Assim como a maioria dos clássicos, Drácula se presta a diversas interpretações. Pode ser lido sob diversos pontos de vista, e o citado acima é apenas um deles. Aproveitando, o livro tem uma característica narrativa que tem tudo a ver com isso. Aliás, “ponto de vista” é a palavra-chave. O autor mostra ao leitor que nem sempre as coisas são o que parecem ser. As aparências enganam. E Stoker exemplifica isso utilizando um recurso narrativo bastante interessante: a estória não tem apenas um narrador. Não há um narrador onisciente, encarregado de contar tudo ao leitor. Toda a estória é contada através de diários pessoais, cartas, diários de viagem, notícias de jornal, ou seja, cada personagem-narrador relata os eventos de acordo com seu ponto de vista. E cabe ao leitor juntar, justapor essas narrativas a fim de “construir” sua própria versão do que está havendo. Contudo, a realidade, os fatos podem ser distorcidos pelos olhos do personagem – não necessariamente de modo proposital. E, na minha humilde opinião, esse é o toque de gênio de Stoker. A dúvida, a incerteza sobre o que realmente está acontecendo faz do livro uma obra-prima do suspense.
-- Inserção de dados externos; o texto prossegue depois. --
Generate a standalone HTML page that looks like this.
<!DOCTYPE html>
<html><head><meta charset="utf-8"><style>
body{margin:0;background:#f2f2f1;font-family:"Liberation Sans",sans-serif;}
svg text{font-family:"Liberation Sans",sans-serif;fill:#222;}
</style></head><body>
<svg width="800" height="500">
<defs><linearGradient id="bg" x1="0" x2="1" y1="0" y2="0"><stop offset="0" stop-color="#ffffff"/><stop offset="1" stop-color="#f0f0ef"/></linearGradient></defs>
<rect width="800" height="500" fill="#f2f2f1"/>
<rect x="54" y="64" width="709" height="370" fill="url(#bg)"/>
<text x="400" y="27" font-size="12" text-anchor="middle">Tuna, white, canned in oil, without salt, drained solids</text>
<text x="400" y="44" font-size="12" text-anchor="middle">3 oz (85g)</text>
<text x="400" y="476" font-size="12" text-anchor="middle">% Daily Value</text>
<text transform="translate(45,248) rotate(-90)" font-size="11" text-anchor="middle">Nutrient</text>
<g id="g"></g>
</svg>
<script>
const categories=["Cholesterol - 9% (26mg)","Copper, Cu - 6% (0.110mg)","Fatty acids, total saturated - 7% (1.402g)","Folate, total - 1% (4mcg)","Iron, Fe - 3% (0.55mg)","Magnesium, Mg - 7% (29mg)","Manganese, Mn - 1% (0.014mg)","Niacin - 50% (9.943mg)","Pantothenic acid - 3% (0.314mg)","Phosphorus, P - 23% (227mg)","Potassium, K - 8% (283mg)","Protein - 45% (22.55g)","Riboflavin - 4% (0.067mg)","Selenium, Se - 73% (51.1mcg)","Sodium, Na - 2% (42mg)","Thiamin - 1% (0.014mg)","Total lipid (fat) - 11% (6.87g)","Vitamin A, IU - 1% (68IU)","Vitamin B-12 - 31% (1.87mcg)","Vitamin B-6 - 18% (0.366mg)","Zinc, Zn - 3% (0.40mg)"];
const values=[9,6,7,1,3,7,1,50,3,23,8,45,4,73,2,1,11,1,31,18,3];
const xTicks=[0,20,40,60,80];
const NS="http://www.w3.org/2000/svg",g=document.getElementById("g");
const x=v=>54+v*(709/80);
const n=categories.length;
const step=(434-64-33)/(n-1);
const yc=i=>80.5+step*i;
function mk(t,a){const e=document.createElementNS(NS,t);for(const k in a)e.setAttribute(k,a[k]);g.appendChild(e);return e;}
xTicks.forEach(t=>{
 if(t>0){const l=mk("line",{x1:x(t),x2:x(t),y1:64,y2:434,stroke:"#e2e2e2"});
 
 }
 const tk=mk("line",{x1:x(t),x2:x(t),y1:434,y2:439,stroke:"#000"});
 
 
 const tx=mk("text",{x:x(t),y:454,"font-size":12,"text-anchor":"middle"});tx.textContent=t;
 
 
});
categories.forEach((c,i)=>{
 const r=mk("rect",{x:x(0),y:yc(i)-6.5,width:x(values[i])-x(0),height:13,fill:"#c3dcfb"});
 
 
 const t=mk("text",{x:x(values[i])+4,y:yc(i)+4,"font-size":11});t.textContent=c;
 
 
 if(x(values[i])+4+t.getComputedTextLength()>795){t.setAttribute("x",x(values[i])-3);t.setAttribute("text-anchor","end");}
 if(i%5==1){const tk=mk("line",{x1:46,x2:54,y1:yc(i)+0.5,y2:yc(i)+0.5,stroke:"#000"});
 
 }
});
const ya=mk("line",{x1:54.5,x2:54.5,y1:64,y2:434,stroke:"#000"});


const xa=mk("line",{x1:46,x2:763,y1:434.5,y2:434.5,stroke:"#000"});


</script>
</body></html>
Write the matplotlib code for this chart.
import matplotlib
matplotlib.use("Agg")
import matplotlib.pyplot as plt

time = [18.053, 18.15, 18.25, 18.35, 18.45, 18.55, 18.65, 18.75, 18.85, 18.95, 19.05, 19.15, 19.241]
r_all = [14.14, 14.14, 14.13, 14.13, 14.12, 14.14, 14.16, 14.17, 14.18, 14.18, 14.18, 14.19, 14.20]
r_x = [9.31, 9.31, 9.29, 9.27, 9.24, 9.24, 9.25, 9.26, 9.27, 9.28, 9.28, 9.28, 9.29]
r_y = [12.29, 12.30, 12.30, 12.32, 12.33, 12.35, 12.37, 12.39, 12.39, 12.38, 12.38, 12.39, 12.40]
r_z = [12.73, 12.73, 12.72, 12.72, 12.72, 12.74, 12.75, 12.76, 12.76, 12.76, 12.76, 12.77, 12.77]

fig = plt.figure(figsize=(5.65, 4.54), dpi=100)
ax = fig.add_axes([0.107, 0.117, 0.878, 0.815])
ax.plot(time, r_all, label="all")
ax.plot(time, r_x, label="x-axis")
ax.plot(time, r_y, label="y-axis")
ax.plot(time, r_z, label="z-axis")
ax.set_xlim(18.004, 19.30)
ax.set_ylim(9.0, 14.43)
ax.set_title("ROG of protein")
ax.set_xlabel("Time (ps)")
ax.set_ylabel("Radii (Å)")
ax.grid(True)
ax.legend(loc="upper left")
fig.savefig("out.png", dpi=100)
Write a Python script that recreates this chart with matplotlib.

Ainda sobre o uso desse recurso narrativo, é interessante notar que nenhum dos relatos é feito pelo próprio Drácula. Mesmo ele sendo obviamente o protagonista, já que os demais personagens reagem às suas ações, não se sabe em momento algum sua versão dos fatos, seus pensamentos, suas motivações. E isso serve certamente para aumentar o mistério a seu respeito e a angústia dos personagens – e do leitor também – sobre suas intenções. Tudo o que o leitor sabe do conde é conhecido através do olhar dos outros personagens. E isso reforça o questionamento acerca do que é real e do é apenas percepção do narrador. Apesar de atualmente ser raro o uso de narrativas em missivas – ou narrativa epistolar, como preferem alguns – e, por conta disso, os leitores não estarem tão acostumados a esse formato – “cartas? quem hoje ainda escreve cartas?” -, vale a pena investir um pouco de paciência pois a “viagem” literária vale muito a pena.
Para quem se interessar, há desde edições caprichadas em capa dura e com ilustrações até a edição pocket – que por acaso é a minha. Mas como a obra já caiu em domínio público, é possível também fazer download do texto integral em alguns sites. Enfim, leitura super recomendada ao alcance de todos.